Categories
New Making

Hybrid Materiality : The Natural and Unnatural

During the New Making course I explored the potential for digital fabrication to be combined with one other material though a series of hybrid objects. 

I focused around the juxtaposition between the natural and the unnatural, using a combination of wood, cork and rock to contrast with the laser cut acrylic.

When the brief around hybrid materiality was set I was unsure where to start, typically my design process involved sketching, iterating, development and then finally making. This forced me to tip this notion on its head, as before I’d done any sketching I was looking for whatever scrap material I could use to create a hybrid material. 

After finding some scrap acrylic I quickly create a file I could laser cut and experiment with. By ensuring there were pockets left in the material I allowed space I could use to blend another into. However, I wanted to join this with 3D natural materials to create the contrast, but how could I join the 2D acrylic and the 3D wood and rock?

Recently, I’d seen an article on melting plastic bottles around broken chair legs to ‘fix’ them. Was there a way I could do something similar but use purposely designed digital fabrications to create a more unique form?  

The object at the front of the photo features a broken stick with heat gunned acrylic wrapped around. As the acrylic has cooled down, it’s contracted and held the acrylic in one place. I hadn’t anticipated the way that a material carries on changing after I’d formed it. 

Another similar object is the perforated rectangle of acrylic I’d twisted and morphed into a more fluid and natural through the heat gun. I  found the entanglement of the natural wood within the precise and glossy acrylic and interesting contrast. It was almost as if the wood was still growing and had altered the shape of the plastic it’s self.

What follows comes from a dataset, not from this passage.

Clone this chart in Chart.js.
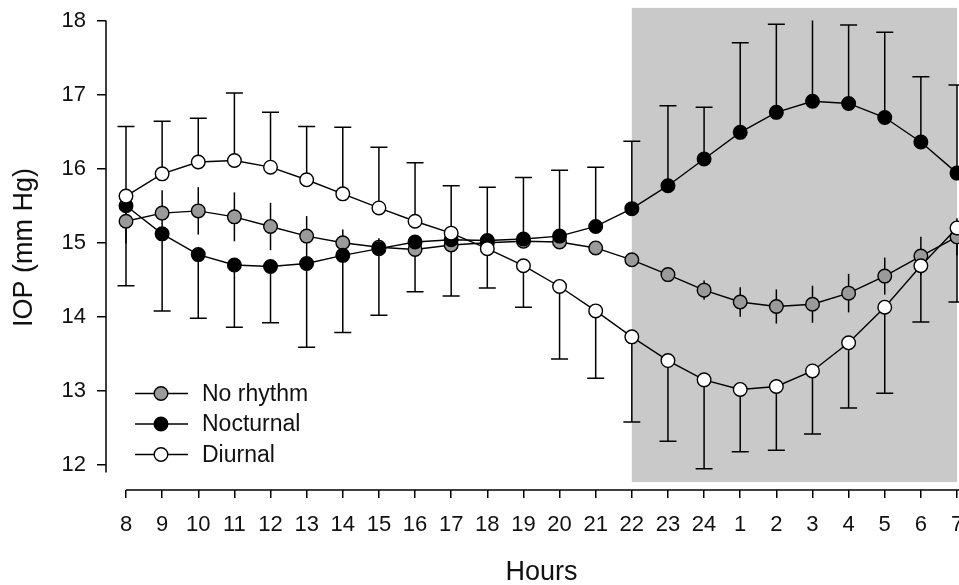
<!DOCTYPE html>
<html><head><meta charset="utf-8">
<script src="https://cdn.jsdelivr.net/npm/chart.js@4.4.1/dist/chart.umd.min.js"></script>
<style>html,body{margin:0;padding:0;background:#fff;overflow:hidden}</style>
</head><body>
<canvas id="c" width="959" height="585"></canvas>
<script>
// ---- data ----
const hours = ['8','9','10','11','12','13','14','15','16','17','18','19','20','21','22','23','24','1','2','3','4','5','6','7'];
const yTicks = [12,13,14,15,16,17,18];

const noRhythm    = [15.29,15.40,15.43,15.35,15.22,15.09,15.00,14.94,14.91,14.97,15.00,15.02,15.01,14.93,14.77,14.57,14.36,14.20,14.14,14.17,14.32,14.55,14.82,15.08];
const noRhythmErr = [0.30,0.31,0.32,0.33,0.32,0.27,0.18,0.12,0.08,0.08,0.08,0.08,0.08,0.08,0.08,0.08,0.13,0.20,0.23,0.25,0.26,0.25,0.26,0.25];

const nocturnal        = [15.50,15.12,14.84,14.70,14.68,14.72,14.83,14.92,15.01,15.04,15.03,15.05,15.09,15.22,15.46,15.77,16.13,16.49,16.76,16.91,16.88,16.69,16.36,15.94];
const nocturnalErrUp   = [null,null,null,null,null,null,null,null,null,null,0.72,0.83,0.89,0.80,0.91,1.08,0.70,1.21,1.19,1.20,1.06,1.15,0.88,1.19];
const nocturnalErrDown = [1.08,1.04,0.86,0.84,0.76,1.13,1.04,0.90,0.67,0.76,null,null,null,null,null,null,null,null,null,null,null,null,null,null];

const diurnal        = [15.63,15.93,16.09,16.11,16.02,15.85,15.66,15.47,15.29,15.13,14.92,14.69,14.41,14.08,13.73,13.41,13.15,13.02,13.06,13.27,13.65,14.13,14.69,15.20];
const diurnalErrUp   = [0.94,0.71,0.59,0.91,0.74,0.72,0.90,0.82,0.79,0.64,null,null,null,null,null,null,null,null,null,null,null,null,null,null];
const diurnalErrDown = [null,null,null,null,null,null,null,null,null,null,0.53,0.56,0.98,0.91,1.15,1.09,1.20,0.84,0.86,0.85,0.88,1.16,0.76,1.00];

const darkPeriod = ['22','7'];     // shaded night span (hours)
const darkBand   = [11.77, 18.17]; // vertical extent of shading (mm Hg)
const yAxisBottom = 11.9;          // where the drawn y axis line ends
const xTitle = 'Hours';
const yTitle = 'IOP (mm Hg)';

// ---- helpers ----
const FONT = '"Liberation Sans", Arial, sans-serif';
const pts = arr => arr.map((v,i)=>({x:i,y:v}));

const decor = {
  id:'decor',
  beforeDatasetsDraw(chart){
    const {ctx, chartArea, scales:{x,y}} = chart;
    ctx.save();
    // night shading
    const xs = x.getPixelForValue(hours.indexOf(darkPeriod[0]));
    const xe = x.getPixelForValue(hours.lastIndexOf(darkPeriod[1]));
    const yt = y.getPixelForValue(darkBand[1]);
    const yb = y.getPixelForValue(darkBand[0]);
    ctx.fillStyle = '#c9c9c9';
    ctx.fillRect(xs, yt, xe-xs, yb-yt);
    // axis lines
    ctx.strokeStyle = '#000'; ctx.lineWidth = 1.5;
    ctx.beginPath();
    ctx.moveTo(chartArea.left, y.getPixelForValue(yTicks[yTicks.length-1]));
    ctx.lineTo(chartArea.left, y.getPixelForValue(yAxisBottom));
    ctx.moveTo(x.getPixelForValue(0), chartArea.bottom);
    ctx.lineTo(x.getPixelForValue(hours.length-1)+2, chartArea.bottom);
    ctx.stroke();
    // x axis title, centred under the tick span
    ctx.fillStyle = '#111'; ctx.font = '27px ' + FONT;
    ctx.textAlign = 'center'; ctx.textBaseline = 'middle';
    ctx.fillText(xTitle, (x.getPixelForValue(0) + x.getPixelForValue(hours.length-1))/2, 573);
    // error bars
    const yTop = yTicks[yTicks.length-1];
    const order = chart.getSortedVisibleDatasetMetas().slice().reverse();
    order.forEach(meta=>{
      const ds = chart.data.datasets[meta.index];
      const cap = ds.errCap;
      ctx.lineWidth = 1.5; ctx.strokeStyle = '#000';
      meta.data.forEach((el,i)=>{
        const v = ds.data[i].y;
        const px = el.x;
        const segs = [];
        if (ds.errUp && ds.errUp[i] != null) segs.push(v + ds.errUp[i]);
        if (ds.errDown && ds.errDown[i] != null) segs.push(v - ds.errDown[i]);
        segs.forEach(end=>{
          let clipped = false;
          if (end > yTop) { end = yTop; clipped = true; }
          const p0 = y.getPixelForValue(v), p1 = y.getPixelForValue(end);
          ctx.beginPath();
          ctx.moveTo(px, p0); ctx.lineTo(px, p1);
          if (cap && !clipped) { ctx.moveTo(px-cap, p1); ctx.lineTo(px+cap, p1); }
          ctx.stroke();
        });
      });
    });
    ctx.restore();
  },
  afterDraw(chart){
    const {ctx} = chart;
    const L = {x0:135, x1:188, mx:161, tx:202, y0:393.5, dy:30.5};
    ctx.save();
    chart.data.datasets.forEach((ds,i)=>{
      const yy = L.y0 + i*L.dy;
      ctx.strokeStyle = '#000'; ctx.lineWidth = 1.4;
      ctx.beginPath(); ctx.moveTo(L.x0, yy); ctx.lineTo(L.x1, yy); ctx.stroke();
      ctx.beginPath(); ctx.arc(L.mx, yy, ds.pointRadius, 0, Math.PI*2);
      ctx.fillStyle = ds.pointBackgroundColor; ctx.fill();
      ctx.lineWidth = ds.pointBorderWidth; ctx.stroke();
      ctx.fillStyle = '#111'; ctx.font = '23px ' + FONT;
      ctx.textBaseline = 'middle'; ctx.textAlign = 'left';
      ctx.fillText(ds.label, L.tx, yy + 1);
    });
    ctx.restore();
  }
};

function mkSet(label, vals, up, down, fill, order, cap){
  return {
    label, data: pts(vals), errUp: up, errDown: down, errCap: cap,
    borderColor:'#000', borderWidth:1.4, tension:0,
    pointRadius:6.8, pointHoverRadius:6.8, pointBackgroundColor:fill,
    pointBorderColor:'#000', pointBorderWidth:1.4, order, clip:false
  };
}

new Chart(document.getElementById('c'), {
  type:'line',
  data:{ datasets:[
    mkSet('No rhythm', noRhythm, noRhythmErr, noRhythmErr, '#9a9a9a', 2, 0),
    mkSet('Nocturnal', nocturnal, nocturnalErrUp, nocturnalErrDown, '#000000', 1, 8.5),
    mkSet('Diurnal', diurnal, diurnalErrUp, diurnalErrDown, '#ffffff', 0, 8.5)
  ]},
  options:{
    responsive:false, animation:false, devicePixelRatio:1,
    layout:{autoPadding:false, padding:{top:5, right:2, left:0, bottom:0}},
    plugins:{legend:{display:false}, tooltip:{enabled:false}},
    events:[],
    scales:{
      x:{
        type:'linear', min:-0.5535, max:hours.length-1,
        afterBuildTicks: s => { s.ticks = hours.map((h,i)=>({value:i})); },
        afterFit: s => { s.height = 95; s.paddingLeft = 0; s.paddingRight = 0; },
        ticks:{ callback: v => hours[v], autoSkip:false, maxRotation:0, padding:14,
                color:'#111', font:{family:FONT, size:22} },
        grid:{ drawOnChartArea:false, drawTicks:true, tickLength:8, color:'#000', lineWidth:1.5 },
        border:{ display:false },
        title:{ display:false }
      },
      y:{
        type:'linear', min:11.663, max:18.209,
        afterBuildTicks: s => { s.ticks = yTicks.map(v=>({value:v})); },
        afterFit: s => { s.width = 106; s.paddingTop = 0; s.paddingBottom = 0; },
        ticks:{ padding:11, color:'#111', font:{family:FONT, size:22} },
        grid:{ drawOnChartArea:false, drawTicks:true, tickLength:9, color:'#000', lineWidth:1.5 },
        border:{ display:false },
        title:{ display:true, text:yTitle, color:'#111', padding:{top:11},
                font:{family:FONT, size:27, lineHeight:1} }
      }
    }
  },
  plugins:[decor]
});
</script>
</body></html>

In the centre of the photo, my main piece of the series combines the learning I’d used when heat gunning acrylic around natural forms with the use of an additional material to aid the joining. Creating this piece I allowed me to experiment with texture and form in a more intuitive and fluid way that i’d never associated with ‘digital fabrication’. 

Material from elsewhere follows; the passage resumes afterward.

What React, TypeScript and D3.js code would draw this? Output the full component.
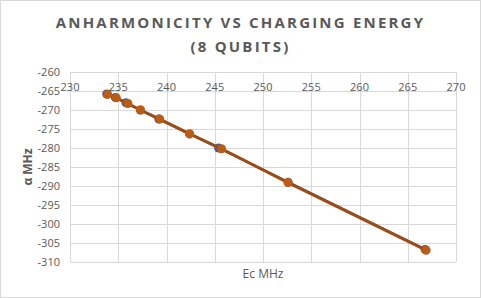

Is there a future in digitally fabricated materials that have had an added human and natural interaction? Would this create objects that harness the benefits of both digital craft and hand craft into one piece? 

Overall, I found this project made me reconsider what it means to ‘design something’. The design process has no definitive right or wrong, but as we develop new materials and process maybe we need to fill our initial linear process on its head? Materials don’t just need to be part of the end of the process, they can be within the experimental, iterative and design idea stage. 

Could we think more about design through making not design for making?